The status quo is holding — albeit shakily — in Minnesota higher education. That's the upshot of decisions this week by the governing boards of the University of Minnesota and the Minnesota State Colleges and Universities to adopt the tuition increases they said would be necessary if the 2017 Legislature's appropriations fell below their requests — as, predictably, they did.

The tuition boosts are small and, after years of restraint, arguably overdue. At the U,  President Eric Kaler shaved his originally proposed 3 percent hike to 2 percent for resident undergraduate tuition at the Twin Cities campus, while boosting nonresident/non-reciprocity tuition an eye-popping 12.5 percent. Smaller increases are in store at the U's other campuses.

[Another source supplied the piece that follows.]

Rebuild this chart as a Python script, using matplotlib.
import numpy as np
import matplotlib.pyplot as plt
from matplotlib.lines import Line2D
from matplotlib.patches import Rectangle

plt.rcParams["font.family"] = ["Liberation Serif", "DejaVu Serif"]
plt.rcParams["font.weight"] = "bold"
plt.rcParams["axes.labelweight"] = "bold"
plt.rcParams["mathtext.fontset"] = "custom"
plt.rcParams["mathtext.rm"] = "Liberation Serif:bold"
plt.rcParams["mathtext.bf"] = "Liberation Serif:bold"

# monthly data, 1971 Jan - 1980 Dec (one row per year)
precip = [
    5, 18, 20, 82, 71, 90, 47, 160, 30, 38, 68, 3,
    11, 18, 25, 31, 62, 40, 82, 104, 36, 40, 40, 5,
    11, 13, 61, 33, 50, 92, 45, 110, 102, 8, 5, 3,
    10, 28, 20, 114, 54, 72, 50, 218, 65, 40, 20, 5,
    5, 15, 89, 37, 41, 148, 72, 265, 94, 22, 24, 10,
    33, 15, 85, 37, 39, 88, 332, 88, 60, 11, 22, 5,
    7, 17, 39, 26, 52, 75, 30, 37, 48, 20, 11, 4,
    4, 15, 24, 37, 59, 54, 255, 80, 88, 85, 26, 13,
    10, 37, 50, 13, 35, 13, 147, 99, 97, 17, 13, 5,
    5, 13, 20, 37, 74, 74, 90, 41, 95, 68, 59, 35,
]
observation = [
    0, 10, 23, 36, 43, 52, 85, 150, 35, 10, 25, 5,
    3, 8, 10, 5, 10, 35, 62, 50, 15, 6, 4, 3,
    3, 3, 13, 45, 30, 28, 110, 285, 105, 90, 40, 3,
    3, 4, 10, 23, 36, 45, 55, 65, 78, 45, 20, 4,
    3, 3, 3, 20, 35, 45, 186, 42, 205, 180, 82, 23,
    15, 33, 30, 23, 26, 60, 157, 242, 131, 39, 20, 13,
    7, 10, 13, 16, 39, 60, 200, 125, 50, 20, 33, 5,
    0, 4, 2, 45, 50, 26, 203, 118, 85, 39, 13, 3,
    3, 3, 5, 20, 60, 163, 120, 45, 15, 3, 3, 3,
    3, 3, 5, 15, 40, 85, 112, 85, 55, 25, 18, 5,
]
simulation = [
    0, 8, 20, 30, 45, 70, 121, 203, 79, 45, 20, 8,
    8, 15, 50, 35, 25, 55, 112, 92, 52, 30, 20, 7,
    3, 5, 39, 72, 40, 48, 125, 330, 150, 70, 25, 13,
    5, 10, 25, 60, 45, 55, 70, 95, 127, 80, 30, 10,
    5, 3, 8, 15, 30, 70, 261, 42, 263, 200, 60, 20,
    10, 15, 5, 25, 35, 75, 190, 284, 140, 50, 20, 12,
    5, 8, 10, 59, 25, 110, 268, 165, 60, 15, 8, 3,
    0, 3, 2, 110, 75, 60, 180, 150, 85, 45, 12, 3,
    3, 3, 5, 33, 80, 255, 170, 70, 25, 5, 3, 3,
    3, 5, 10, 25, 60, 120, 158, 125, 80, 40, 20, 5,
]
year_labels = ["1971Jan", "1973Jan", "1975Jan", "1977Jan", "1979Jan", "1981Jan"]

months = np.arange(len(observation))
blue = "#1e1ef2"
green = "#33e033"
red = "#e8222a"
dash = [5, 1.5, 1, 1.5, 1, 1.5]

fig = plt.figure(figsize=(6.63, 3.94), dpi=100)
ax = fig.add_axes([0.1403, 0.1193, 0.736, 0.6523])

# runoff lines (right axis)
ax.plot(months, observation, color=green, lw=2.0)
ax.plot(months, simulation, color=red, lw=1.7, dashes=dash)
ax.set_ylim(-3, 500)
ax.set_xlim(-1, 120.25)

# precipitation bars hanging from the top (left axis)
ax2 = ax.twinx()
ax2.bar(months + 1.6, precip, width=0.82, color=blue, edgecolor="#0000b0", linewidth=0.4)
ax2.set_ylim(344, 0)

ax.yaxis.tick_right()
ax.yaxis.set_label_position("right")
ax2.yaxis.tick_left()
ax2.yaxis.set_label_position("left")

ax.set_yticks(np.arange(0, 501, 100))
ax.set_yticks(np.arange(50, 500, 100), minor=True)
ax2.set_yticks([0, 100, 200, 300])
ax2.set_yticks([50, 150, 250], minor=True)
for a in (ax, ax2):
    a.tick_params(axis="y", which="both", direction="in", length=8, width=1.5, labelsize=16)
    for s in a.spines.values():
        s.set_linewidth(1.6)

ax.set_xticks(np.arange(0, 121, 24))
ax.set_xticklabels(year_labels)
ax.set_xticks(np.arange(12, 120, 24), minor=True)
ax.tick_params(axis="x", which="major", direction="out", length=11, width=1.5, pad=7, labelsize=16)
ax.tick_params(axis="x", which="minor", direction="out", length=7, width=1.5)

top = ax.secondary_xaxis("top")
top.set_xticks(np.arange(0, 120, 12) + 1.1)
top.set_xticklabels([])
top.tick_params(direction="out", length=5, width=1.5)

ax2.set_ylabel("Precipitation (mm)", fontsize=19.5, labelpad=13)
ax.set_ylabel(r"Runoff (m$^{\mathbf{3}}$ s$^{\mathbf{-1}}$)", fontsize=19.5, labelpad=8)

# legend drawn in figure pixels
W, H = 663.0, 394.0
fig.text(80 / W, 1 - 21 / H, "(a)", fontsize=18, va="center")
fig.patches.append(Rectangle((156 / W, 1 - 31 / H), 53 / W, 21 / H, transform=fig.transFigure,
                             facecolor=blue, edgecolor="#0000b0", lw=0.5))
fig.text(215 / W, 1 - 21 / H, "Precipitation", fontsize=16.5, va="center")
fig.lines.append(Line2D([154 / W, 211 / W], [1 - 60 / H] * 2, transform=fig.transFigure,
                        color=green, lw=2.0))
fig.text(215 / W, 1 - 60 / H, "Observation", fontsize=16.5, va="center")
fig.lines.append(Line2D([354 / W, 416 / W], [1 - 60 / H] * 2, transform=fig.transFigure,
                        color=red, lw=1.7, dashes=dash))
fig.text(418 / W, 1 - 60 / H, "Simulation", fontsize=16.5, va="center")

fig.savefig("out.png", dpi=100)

At Minnesota State, four-year universities will see a 3.9 percent increase, or $272 on average. The tuition hike at the system's two-year colleges will be held to 1 percent, or $48, as dictated by the Legislature, which has imposed a systemwide tuition freeze for 2018-19.  (The Legislature has constitutional authority to make such demands of Minnesota State but not the U.)

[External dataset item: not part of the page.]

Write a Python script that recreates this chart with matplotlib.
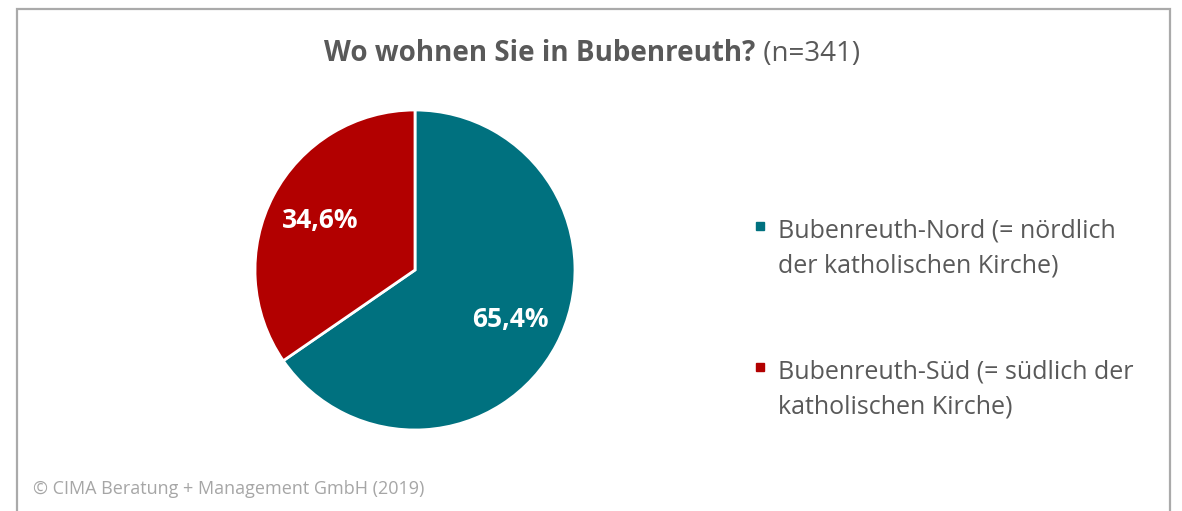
import matplotlib.pyplot as plt
from matplotlib.patches import Rectangle

plt.rcParams['font.family'] = ['Open Sans', 'DejaVu Sans']

# data
labels = ["Bubenreuth-Nord (= nördlich\nder katholischen Kirche)",
          "Bubenreuth-Süd (= südlich der\nkatholischen Kirche)"]
values = [65.4, 34.6]
colors = ["#00717F", "#B20000"]
title_bold = "Wo wohnen Sie in Bubenreuth?"
title_rest = " (n=341)"
source = "© CIMA Beratung + Management GmbH (2019)"

W, H = 1182, 511
fig = plt.figure(figsize=(W / 100, H / 100), dpi=100)

# outer frame (bottom runs off the picture)
fig.add_artist(Rectangle((17 / W, -0.05), (1170 - 17) / W, 1.05 - 9 / H,
                         transform=fig.transFigure, fill=False,
                         edgecolor="#AAAAAA", linewidth=1.6))

# pie
cx, cy, r = 415, 270, 160
ax = fig.add_axes([(cx - r) / W, (H - cy - r) / H, 2 * r / W, 2 * r / H])
wedges, texts, autotexts = ax.pie(
    values, colors=colors, startangle=90, counterclock=False,
    autopct=lambda p: f"{p:.1f}%".replace(".", ","), pctdistance=0.67,
    wedgeprops=dict(edgecolor="white", linewidth=2),
    textprops=dict(color="white", fontsize=19, fontweight="bold"))
ax.set_xlim(-1, 1)
ax.set_ylim(-1, 1)
ax.axis("off")

# title: bold part + regular part
t1 = fig.text(0, 0, title_bold, fontsize=20, fontweight="bold", color="#595959")
fig.canvas.draw()
bb1 = t1.get_window_extent()
t2 = fig.text(0, 0, title_rest, fontsize=20, color="#595959")
bb2 = t2.get_window_extent()
total = bb1.width + bb2.width
x0 = (592 - total / 2) / W
t1.set_position((x0, (H - 61) / H))
t2.set_position((x0 + bb1.width / W, (H - 61) / H))

# legend drawn by hand, one text per line
marker_y = [226, 367]
first_base = [237, 378]
for lab, col, my, by in zip(labels, colors, marker_y, first_base):
    fig.add_artist(Rectangle((756 / W, (H - my - 4) / H), 8 / W, 8 / H,
                             transform=fig.transFigure, color=col))
    for i, line in enumerate(lab.split("\n")):
        fig.text(778 / W, (H - by - 35 * i) / H, line, fontsize=18,
                 color="#595959", va="baseline", ha="left")

fig.text(33 / W, (H - 494) / H, source, fontsize=13, color="#A6A6A6",
         va="baseline", ha="left")

fig.savefig("out.png", dpi=100)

Legislators were on notice that tuition increases would ensue if they didn't boost the state's biennial appropriation to the two systems by the requested $325 million. That awareness may explain why legislators put a goodly $36 million more into the State Grant Program, Minnesota's means-tested financial aid for resident public and private college students. That will soften the tuition consequences of a higher ed bill that met the systems' total request only halfway with $161 million in new spending — two thirds of it for Minnesota State, one third for the U.

That plus the tuition increases will be enough — almost — to sustain the status quo for the coming two years.

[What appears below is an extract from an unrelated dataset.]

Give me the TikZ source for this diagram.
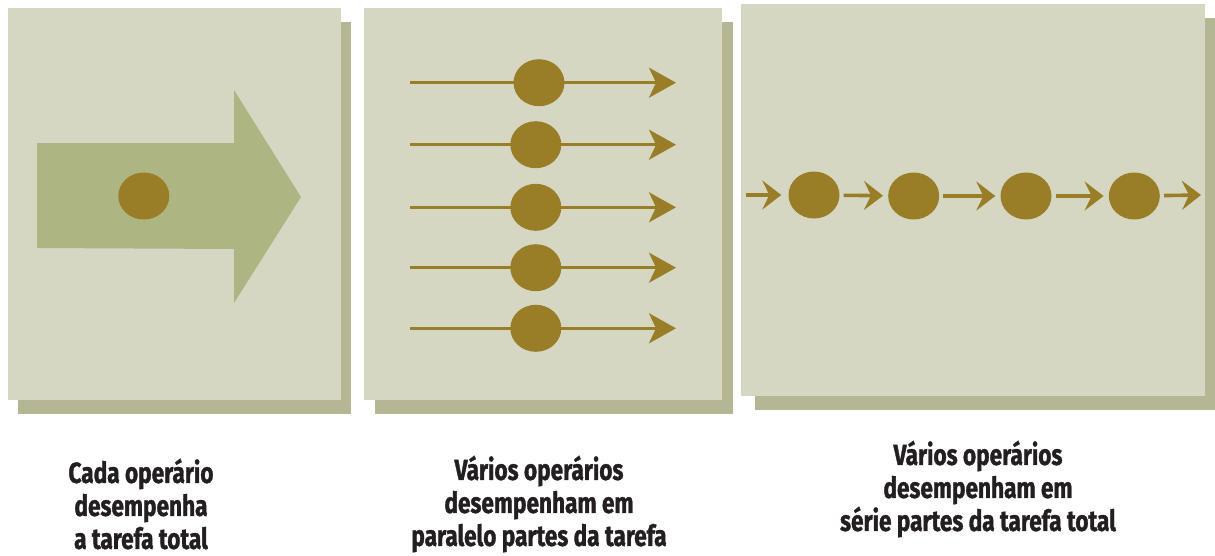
\documentclass[tikz,border=0pt]{standalone}
\usepackage{fontspec}
\newfontfamily\capfont{Fira Sans}[FakeStretch=0.78, BoldFeatures={FakeBold=1.2}]
\usetikzlibrary{arrows.meta,shapes.geometric}
\definecolor{panelbg}{HTML}{D6D7C3}
\definecolor{panelsh}{HTML}{B5B794}
\definecolor{bigarrow}{HTML}{ADB583}
\definecolor{dotcol}{HTML}{9A7E27}
\definecolor{txtcol}{HTML}{231F20}
\tikzset{
  panel/.style={fill=panelbg, draw=none},
  shadowbox/.style={fill=panelsh, draw=none},
  dot/.style={ellipse, fill=dotcol, draw=none, minimum width=51pt, minimum height=47pt, inner sep=0pt},
  pline/.style={draw=dotcol, line width=2.8pt, -{Stealth[length=27pt, width=30pt, inset=7pt]}},
  sline/.style={draw=dotcol, line width=3.6pt, -{Stealth[length=19pt, width=29pt, inset=7pt]}},
  caption/.style={align=center, text=txtcol, font=\capfont\bfseries\fontsize{29}{33}\selectfont, inner sep=0pt}
}
\begin{document}
\begin{tikzpicture}[x=1pt, y=-1pt]
\useasboundingbox (0,0) rectangle (1215,555);
% panel 1
\fill[shadowbox] (18,22) rectangle (351,414);
\fill[panel] (8,8) rectangle (341,400);
\fill[bigarrow] (37,143) -- (234,143) -- (234,90) -- (301,197) -- (234,303) -- (234,249) -- (37,248) -- cycle;
\node[dot] (p1) at (143.8,196) {};
% panel 2
\fill[shadowbox] (375,22) rectangle (733,414);
\fill[panel] (364,8) rectangle (722,400);
\foreach \i/\y/\x in {1/82.7/539, 2/144.7/535.8, 3/207.3/535.8, 4/267.7/535.8, 5/328.3/535.8}{
  \coordinate (s\i) at (410,\y);
  \coordinate (e\i) at (676,\y);
  \draw[pline] (s\i) -- (e\i);
  \node[dot] (q\i) at (\x,\y) {};
}
% panel 3
\fill[shadowbox] (755,18) rectangle (1215,410);
\fill[panel] (741,4) rectangle (1205,396);
\coordinate (in) at (745.7,195);
\coordinate (out) at (1201,195);
\node[dot] (r1) at (814,195) {};
\node[dot] (r2) at (913.7,196) {};
\node[dot] (r3) at (1026,196) {};
\node[dot] (r4) at (1134.3,196) {};
\draw[sline, shorten >=7pt] (in) -- (r1);
\draw[sline, shorten <=4pt, shorten >=5pt] (r1) -- (r2);
\draw[sline, shorten <=4pt, shorten >=5pt] (r2) -- (r3);
\draw[sline, shorten <=4pt, shorten >=5pt] (r3) -- (r4);
\draw[sline, shorten <=4pt] (r4) -- (out);
% captions
\node[caption] (c1) at (141,504) {Cada operário\\desempenha\\a tarefa total};
\node[caption] (c2) at (539,504) {Vários operários\\desempenham em\\paralelo partes da tarefa};
\node[caption] (c3) at (978,489) {Vários operários\\desempenham em\\série partes da tarefa total};
\end{tikzpicture}
\end{document}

The problem is that the status quo isn't good enough. Not for a state whose prosperity is highly dependent on its educated workforce and whose demand for college-educated workers ranks high among the states. Not for a state where baby boomer retirements are depleting the ranks of educated workers. Not for a state whose rapidly growing racial minority population lags the majority population in educational attainment.

Not for a state whose middle-income families — those just beyond the reach of state and federal financial aid programs — are struggling to afford college. And whose young adults bear the fifth-largest debt load per capita in the country, $31,579 in 2015.

The talent shortage that's forecast looks to be unprecedented. To weather the demographic trough, the state needs more from its two public higher ed systems — more enrollment and degree completion, more adult retraining, more cost-efficient coordination internally and with K-12 schools, and more engagement with the whole population.

Minnesota's colleges should function as a magnet for talent from other states and nations. The U's big increase in nonresident tuition is not in keeping with that aim. Regents should monitor that increase's consequences and make adjustments if nonresident enrollment falls.

More than a two-year tuition cap, Minnesota needs a strategy to accelerate talent development for the next two decades. The Legislature's fixation on the two-year fiscal and political cycle makes it unlikely to produce such a strategy on its own. The systems' governing boards are similarly limited by their struggle each year to keep their systems in the black.

They need help from the visionary leaders of Minnesota's business, civic and academic communities, summoned by a governor who appreciates the need for a long-term response to the state's biggest challenges.

We recommend empaneling a gubernatorial commission on higher education. It should be charged with recommending a multiyear, sustained approach for increasing Minnesota's supply of well-educated talent, with a reporting deadline of September 2018, when the next gubernatorial campaign will be in high gear. Candidates who want to uphold Minnesota's mantle as the "Brainpower State" ought to welcome the direction such a commission could provide.